I am a big fan of RSS.

However, one of the issues with RSS feeds in 2024 is that they often don’t provide the full content of the posts they aggregate, which makes RSS readers a lot more like link aggregators and less like content readers.

Fortunately, there’s a solution: Full Text RSS

This is a service that pulls the full content from RSS entries, along with images, and generates new RSS feeds from them. It’s a bit like the ‘reader mode’ on many mobile browsers - you just get the main text and embedded images.

In other words, it takes RSS feed items that normally look like this: truncated RSS feed entry

And makes them come into your feed like this: full RSS feed entry with images

This is a paid service, but there is also a docker image that you can host yourself. If you’re hosting your own RSS reader, you can run this alongside it. I use FreshRSS as my RSS reader.

The setup

I start with a pretty simple docker-compose.yml which contains the two services:

version: '3.3'
services:
    freshrss:
        restart: unless-stopped
        logging:
            options:
                max-size: 10m
        ports:
            - '8080:80' # Change this to your preference
        environment:
            - TZ=America/Chicago # Change to your timezone
            - 'CRON_MIN=1,31' # How often RSS feeds are checked
        volumes:
            - './data:/var/www/FreshRSS/data'
            - './extensions:/var/www/FreshRSS/extensions'
            - './config:/config'
        extra_hosts:
            - 'host.docker.internal:host-gateway'
        container_name: freshrss
        image: 'lscr.io/linuxserver/freshrss:latest'
    fivefilters-full-text-rss:
        container_name: full-text-rss
        restart: unless-stopped
        ports:
            - '8081:80' # Change this to your preference
        image: 'heussd/fivefilters-full-text-rss:latest'

Place this on your server that has Docker installed and run

docker compose up -d

This will give you two services that I’ve mentioned: FreshRSS and Full Text RSS. You’ll find them at the ports specified in the docker-compose.yml, and ideally you’ll point a reverse proxy to them to give them a domain name and https on your local network.

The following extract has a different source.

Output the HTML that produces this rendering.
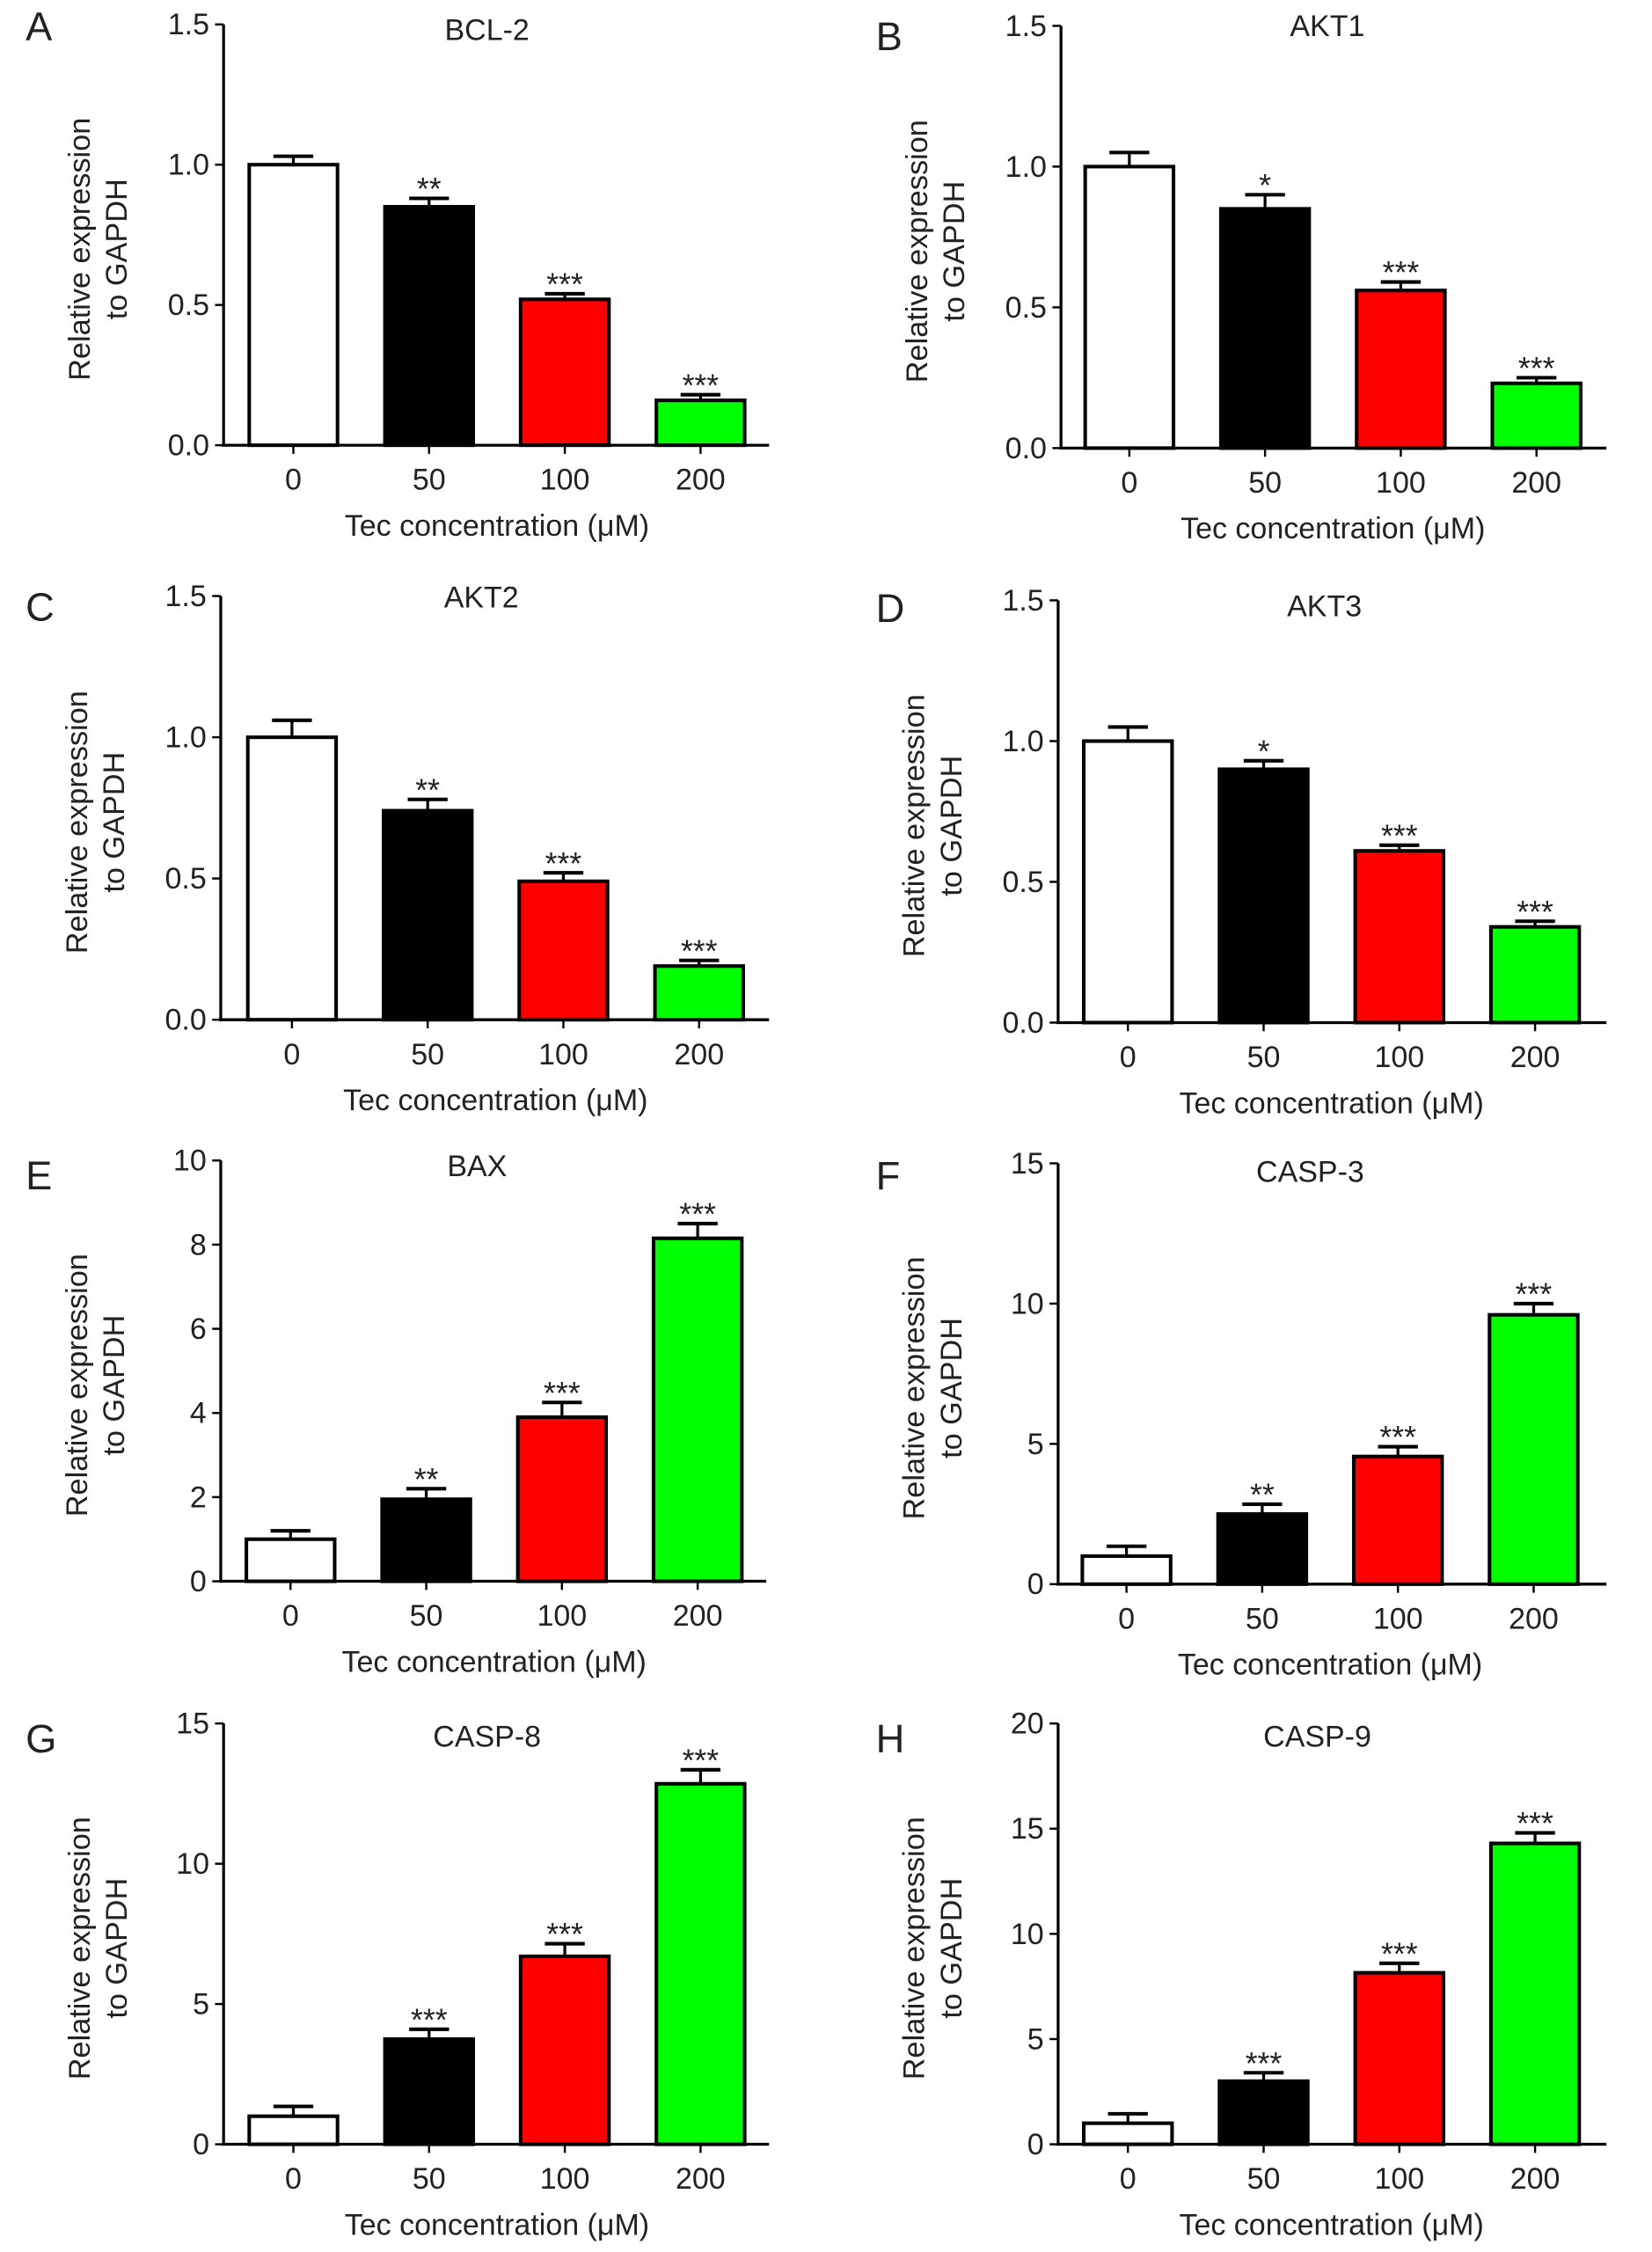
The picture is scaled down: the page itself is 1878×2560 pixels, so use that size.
<!DOCTYPE html>
<html><head><meta charset="utf-8"><style>
html,body{margin:0;padding:0;background:#fff}
svg{display:block}
text{font-family:"Liberation Sans Narrow","Liberation Sans",sans-serif;fill:#222}
</style></head><body>
<svg id="fig" width="1878" height="2560" viewBox="0 0 1160 1568" preserveAspectRatio="none" xmlns="http://www.w3.org/2000/svg"></svg>
<script>
const categories = ["0","50","100","200"];
const panelLetters = ["A","B","C","D","E","F","G","H"];
const panelTitles = ["BCL-2","AKT1","AKT2","AKT3","BAX","CASP-3","CASP-8","CASP-9"];
const valsA = [1.0,0.85,0.52,0.16], errA = [0.03,0.03,0.02,0.02], starsA = ["","**","***","***"];
const valsB = [1.0,0.85,0.56,0.23], errB = [0.05,0.05,0.03,0.02], starsB = ["","*","***","***"];
const valsC = [1.0,0.74,0.49,0.19], errC = [0.06,0.04,0.03,0.02], starsC = ["","**","***","***"];
const valsD = [1.0,0.90,0.61,0.34], errD = [0.05,0.03,0.02,0.02], starsD = ["","*","***","***"];
const valsE = [1.0,1.95,3.9,8.15], errE = [0.2,0.25,0.35,0.35], starsE = ["","**","***","***"];
const valsF = [1.0,2.5,4.55,9.6], errF = [0.35,0.35,0.35,0.4], starsF = ["","**","***","***"];
const valsG = [1.0,3.75,6.7,12.85], errG = [0.35,0.35,0.45,0.5], starsG = ["","***","***","***"];
const valsH = [1.0,3.0,8.15,14.3], errH = [0.45,0.4,0.45,0.5], starsH = ["","***","***","***"];
const ticksA = ["0.0","0.5","1.0","1.5"], ticksE = ["0","2","4","6","8","10"], ticksF = ["0","5","10","15"], ticksH = ["0","5","10","15","20"];
const tickValsA = [0,0.5,1,1.5], tickValsE = [0,2,4,6,8,10], tickValsF = [0,5,10,15], tickValsH = [0,5,10,15,20];

const colors = ["#ffffff","#000000","#ff0000","#00ff00"];
const NS = "http://www.w3.org/2000/svg";
const svg = document.getElementById('fig');
function mk(tag, attrs, parent){const e=document.createElementNS(NS,tag);for(const k in attrs)e.setAttribute(k,attrs[k]);(parent||svg).appendChild(e);return e;}

const layout = [
 {ax:157,top:17,zero:310,end:540,c0:206,lx:18,ly:18,tx:342,ty:20},
 {ax:745,top:18,zero:312,end:1128,c0:793,lx:615,ly:25,tx:932,ty:17},
 {ax:155,top:415,zero:710,end:540,c0:205,lx:18,ly:422,tx:338,ty:415},
 {ax:743,top:418,zero:712,end:1128,c0:792,lx:615,ly:423,tx:930,ty:421},
 {ax:155,top:808,zero:1101,end:538,c0:204,lx:18,ly:818,tx:335,ty:811},
 {ax:743,top:810,zero:1103,end:1128,c0:791,lx:615,ly:818,tx:920,ty:815},
 {ax:157,top:1200,zero:1493,end:540,c0:206,lx:18,ly:1210,tx:342,ty:1208},
 {ax:743,top:1200,zero:1493,end:1128,c0:792,lx:615,ly:1210,tx:925,ty:1208}
];
const datasets = [
 [valsA,errA,starsA,ticksA,tickValsA],[valsB,errB,starsB,ticksA,tickValsA],
 [valsC,errC,starsC,ticksA,tickValsA],[valsD,errD,starsD,ticksA,tickValsA],
 [valsE,errE,starsE,ticksE,tickValsE],[valsF,errF,starsF,ticksF,tickValsF],
 [valsG,errG,starsG,ticksF,tickValsF],[valsH,errH,starsH,ticksH,tickValsH]
];

layout.forEach((L,p)=>{
  const [vals,errs,stars,tlabels,tvals] = datasets[p];
  const ymax = tvals[tvals.length-1];
  const y = v => L.zero - v/ymax*(L.zero-L.top);
  const x = i => L.c0 + i*95.3;
  const g = mk('g',{});
  
  
  const lt = mk('text',{x:L.lx,y:L.ly+10,'font-size':28,'font-family':'Liberation Sans, sans-serif'},g); lt.textContent=panelLetters[p];
   
  const ti = mk('text',{x:L.tx,y:L.ty+8,'font-size':21,'text-anchor':'middle'},g); ti.textContent=panelTitles[p];
   
  vals.forEach((v,i)=>{
    const cx=x(i), top=y(v), et=y(v+errs[i]);
    const el=mk('line',{x1:cx,x2:cx,y1:top,y2:et,stroke:'#000','stroke-width':2},g);
     
    const cap=mk('line',{x1:cx-14,x2:cx+14,y1:et,y2:et,stroke:'#000','stroke-width':2.5},g);
     
    const r=mk('rect',{x:cx-31,y:top,width:62,height:L.zero-top,fill:colors[i],stroke:'#000','stroke-width':2.5},g);
     
    if(stars[i]){const s=mk('text',{x:cx,y:et+1,'font-size':22,'text-anchor':'middle'},g);s.textContent=stars[i];
       }
    const tk=mk('line',{x1:cx,x2:cx,y1:L.zero,y2:L.zero+6,stroke:'#000','stroke-width':1.5},g);
     
    const tl=mk('text',{x:cx,y:L.zero+31,'font-size':21,'text-anchor':'middle'},g); tl.textContent=categories[i];
     
  });
  const ya=mk('line',{x1:L.ax,x2:L.ax,y1:L.top,y2:L.zero+1,stroke:'#000','stroke-width':2},g);
   
  const xa=mk('line',{x1:L.ax-1,x2:L.end,y1:L.zero,y2:L.zero,stroke:'#000','stroke-width':2},g);
   
  tvals.forEach((tv,k)=>{
    const ty=y(tv);
    const t=mk('line',{x1:L.ax-6,x2:L.ax,y1:ty,y2:ty,stroke:'#000','stroke-width':1.5},g);
     
    const tl=mk('text',{x:L.ax-10,y:ty+7,'font-size':21,'text-anchor':'end'},g); tl.textContent=tlabels[k];
     
  });
  const cy=(L.top+L.zero)/2+10;
  const yt=mk('text',{transform:`translate(${L.ax-94},${cy}) rotate(-90)`,'font-size':21,'text-anchor':'middle'},g);
  yt.textContent='Relative expression';
   
  const yt2=mk('text',{transform:`translate(${L.ax-68},${cy}) rotate(-90)`,'font-size':21,'text-anchor':'middle'},g);
  yt2.textContent='to GAPDH';
   
  const xt=mk('text',{x:(L.c0+x(3))/2,y:L.zero+63,'font-size':21,'text-anchor':'middle'},g);
  xt.textContent='Tec concentration (\u03bcM)';
   
});
</script>
</body></html>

Creating Full Text RSS Feeds

After signing up for your local FreshRSS account, go to the Full Text RSS service’s address and paste the RSS feed url of something you wish to follow pasting a url into full text rss’s web view

After clicking Create Feed, you’ll see a preview of the scraped RSS feed. The URL of this feed will be what to add as a feed to FreshRSS.

However, since we made an internal docker network in our docker-compose file, one change I like to make is to point FreshRSS to that internal network instead of the IP or URL of the Full Text RSS service. The main reason I do this is for portability: if I move this service to another network, or change my local domain, all of my feeds will still work.

This is done by simply replacing the base domain of the Full Text RSS Service with

http://host.docker.internal:8081

Note that 8081 is the port specified for the service in the docker-compose.yml above.

Example change:

- http://192.168.100.23:8081/makefulltextfeed.php?url=...
+ http://host.docker.internal:8081/makefulltextfeed.php?url=...

We simply paste this as a new feed into FreshRSS and set a category and click Add: pasting the Full Text RSS feed into FreshRSS

That’s it! Enjoy full articles and images in your RSS feed.